I have watched the sun set at the end of the world (it was named when scientists were still quite certain the world was flat),
I have eaten enough jamon (ham) and chorizo iberico (Spanish pepperoni-ish meat) to choke a small herd of horses,

I have fought bubbles in the streets...and won,
I have followed Michael Douglass through a bustling Arabic Medina,
I have endured Cruzcampo for much too long...

I have been mistakenly introduced as the son of Robert Parrish,
I got carded in Europe! What the hell!
HOWEVER,
I have not tasted my mother’s delicious spaghetti and meatballs in approx. 122 days,
I have not hugged my father in about as much time,
Similarly, I have not teased my sister in awhile,
All in all, I have seen much of the world in a very short period of time, and after all that, I have concluded that Duxbury, Massachusetts is a pretty sweet place to live.
To conclude…
I would have to say that living in a foreign country is different, but on a basic core level, it is not very different at all. Set aside some of the food, the whole language thing, and some petty lifestyle details, and we are living similar lives as the rest of the liberal democratic West (i.e. North America and Europe). A car (though smaller) is a car, a home is home, school (though easier for study abroad students) is still school, a bar is a bar, a convenience store is a convenience store, a city (despite some really old stuff) is still, at the end of the day, a city.
If I can take one key thing I’ve learned from this whole experience, I would say that I understand what home really is. As beautiful, perfect, and exciting as things can appear here, it is impossible to for someone to lose the connection they have to the place they are from.

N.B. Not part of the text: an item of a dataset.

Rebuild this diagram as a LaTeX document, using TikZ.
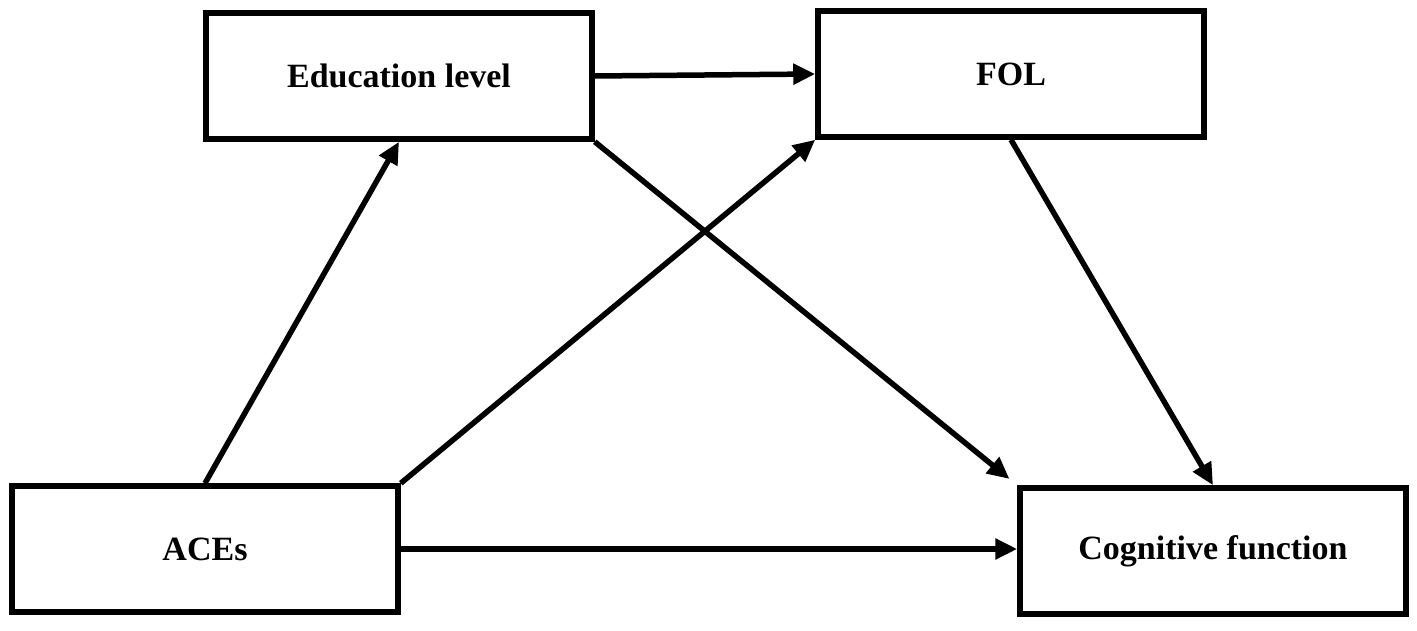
\documentclass[tikz,border=0pt]{standalone}
\usepackage{fontspec}
\setmainfont{Liberation Serif}
\usetikzlibrary{arrows.meta}
\begin{document}
\begin{tikzpicture}[x=1pt,y=1pt,
  box/.style={draw,line width=5.5pt,minimum width=386pt,minimum height=126pt,font=\fontsize{34}{38}\selectfont\bfseries},
  arr/.style={line width=5.5pt,-{Triangle[length=22pt,width=20pt]}}]
\useasboundingbox[fill=white] (0,0) rectangle (1417,630);
\node[box] (edu) at (399,554) {Education level};
\node[box] (fol) at (1011,556) {FOL};
\node[box] (aces) at (205,81) {ACEs};
\node[box] (cog) at (1213,79) {Cognitive function};
\draw[arr] (edu.east) -- (fol.west);
\draw[arr] (aces.north) -- (edu.south);
\draw[arr] (aces.north east) -- (fol.south west);
\draw[arr,shorten >=10pt] (edu.south east) -- (cog.north west);
\draw[arr] (fol.south) -- (cog.north);
\draw[arr] (aces.east) -- (cog.west |- aces.east);
\end{tikzpicture}
\end{document}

Boston is no Sevilla and Duxbury is no
Lagos, but all the time I’ve spent enjoying these places has never lessened my appreciation for where I came from. To be sure, while I thought about home and missed it, I never felt homesick or anxious to leave. I can’t expressed how happy I am to have came, and I certainly intend to travel more and perhaps live abroad again, but wherever I go and whatever I do, I know I’ll still be a Massachusetts boy.